Game of Groans: The Defense Department Loses Another Defense Secretary

Reuters

Game of Groans: The Defense Department Loses Another Defense Secretary

In Trump’s Washington, we don’t get much comfort or normality. Instead, we get more confirmation hearings, more salacious accounts, more gossip, and more questions.

Four days ago, Patrick Shanahan participated in his only Beltway story. The exclusive report from Politico was a profile of sorts, a chance for the acting secretary of defense to make the case for why he is the right man for the job and why he should be confirmed.

We learned quite a lot from the story. Shanahan, for instance, was someone who likely didn’t expect the role when he first agreed to take the position of deputy secretary in 2017. All of that changed when James Mattis resigned last December, and he was thrust in as a replacement. Shanahan was in many ways learning on the job.

Like all cabinet members, politicians, and officials who call Washington home, the defense industry executive had his supporters and detractors. Shanahan’s critics called him superficial and uninterested in policy details, while his allies credited him with becoming an active proponent for the Pentagon on Capitol Hill. He was no Mattis, of course, but he wasn’t a placeholder either. President Donald Trump, in fact, nominated him for the position over other candidates.

And then, it was over.  Like a flash-bang grenade that overwhelms an enemy’s senses, Trump tweeted that Shanahan was withdrawing from the confirmation process. Only later did we learn that he was cooperating with a Washington Post investigation into a domestic abuse incident that occurred over a decade ago in which his son physically beat Shanahan’s ex-wife. Shanahan knew the story would eventually be published and understood it would further delay the Senate advise-and-consent timeline. So, he decided to take his hat out of the ring and resign immediately.
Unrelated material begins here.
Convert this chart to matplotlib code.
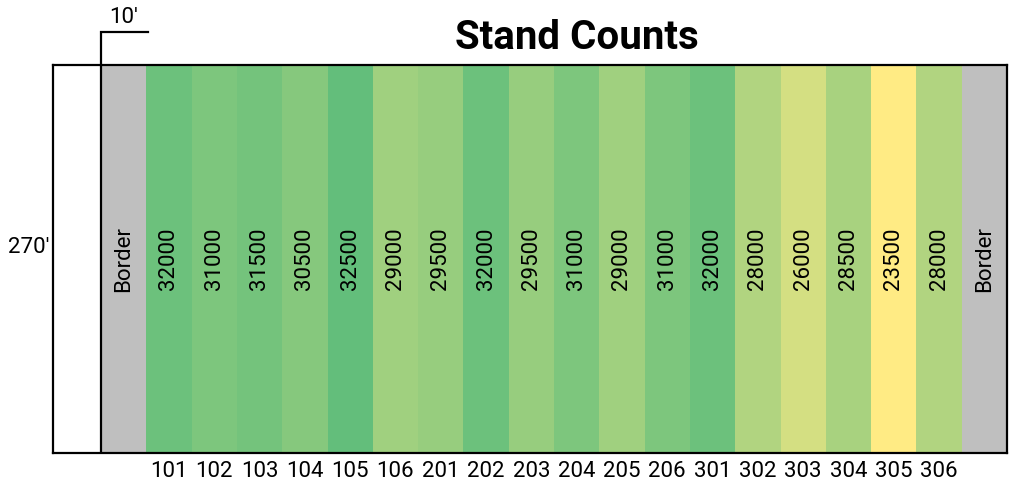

Lest anyone question whether Trump asked for Shanahan’s resignation, the president denied it outright on his way to Florida for the first formal rally of his re-election campaign. “I had heard about it yesterday for the first time,” Trump told reporters when asked about the family dispute. “I didn’t know about it. I heard about it yesterday. It’s very unfortunate, very unfortunate.”

Shanahan was a bit of a mystery to those on the outside. Known as “Mr. Fix-It” at Boeing, where he climbed the hierarchy during a three-decade career, Shanahan didn’t have military or government experience under his belt like many of his predecessors. Unlike former secretaries of defense, like George Marshall, Casper Weinberger, Donald Rumsfeld, Dick Cheney, Leon Panetta, and his old boss, James Mattis, Shanahan didn’t possess the lengthy resume one would expect a defense secretary to have. He wasn’t a long-time staffer in the Pentagon bureaucracy, a proven Washington operator, or a public servant of any kind. While he certainly had experience dealing with the Pentagon brass and Congress during his time as the head of one of the world’s largest defense contractors, Shanahan wasn’t a policy guy; he was a business guy.
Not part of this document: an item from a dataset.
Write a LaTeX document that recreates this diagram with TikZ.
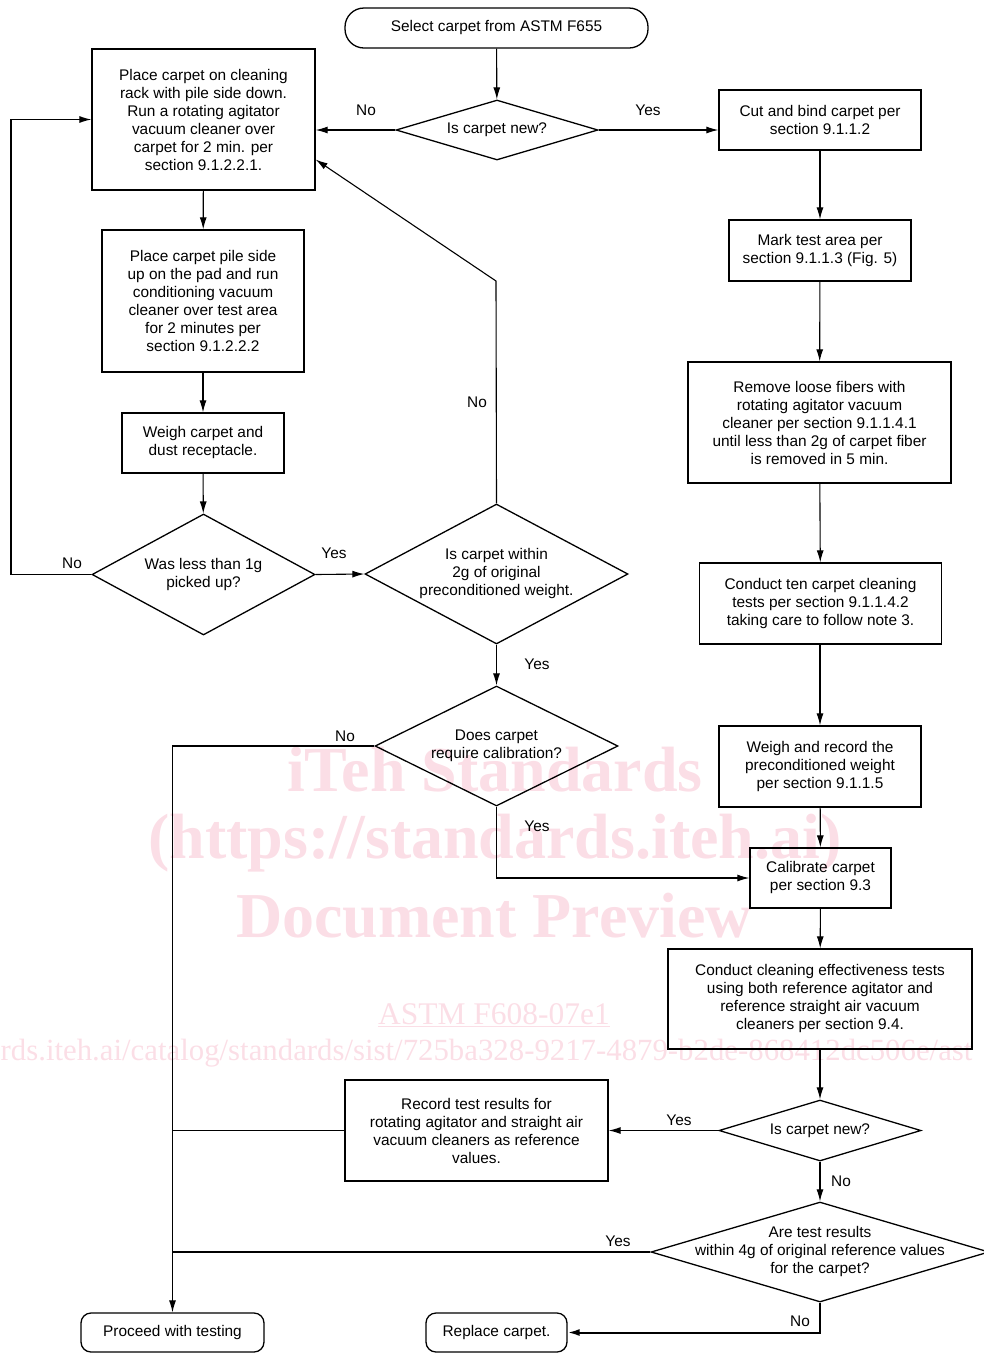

That may have been why Trump liked him.

Until he didn’t. Trump has a habit of getting bored, angry, or sick of his staffers. Rex Tillerson, Mattis, Reince Priebus, Steve Bannon, and Sean Spicer have all been in the president’s good-graces until had a falling out with the boss. Others, like H. R. McMaster and Kirstjen Nielsen, never really got on Trump’s good-side at all. Pat Shanahan was in the first camp; NBC reported on June 11 that Trump was polling his friends and associates about his acting Pentagon chief, wondering whether there was a better candidate. There was a pretty good chance that even if Shanahan stuck around and got confirmed, he would eventually be fired, forced out, or browbeaten by the president.

The question now is what happens next. Mark Esper, the secretary of the Army, will be moved into the role of acting secretary of defense. At a time when additional U.S. forces are being deployed to the Persian Gulf and Washington and Tehran are taunting each other, it would be comforting to have a secretary of defense that is actually confirmed—or more importantly, one who will serve as a guard rail to the administration’s more hawkish advisers on the National Security Council and on the seventh floor of the State Department.

In Trump’s Washington, however, we don’t get much comfort or normality. Instead, we will get more confirmation hearings, more salacious accounts, more gossip, and more questions.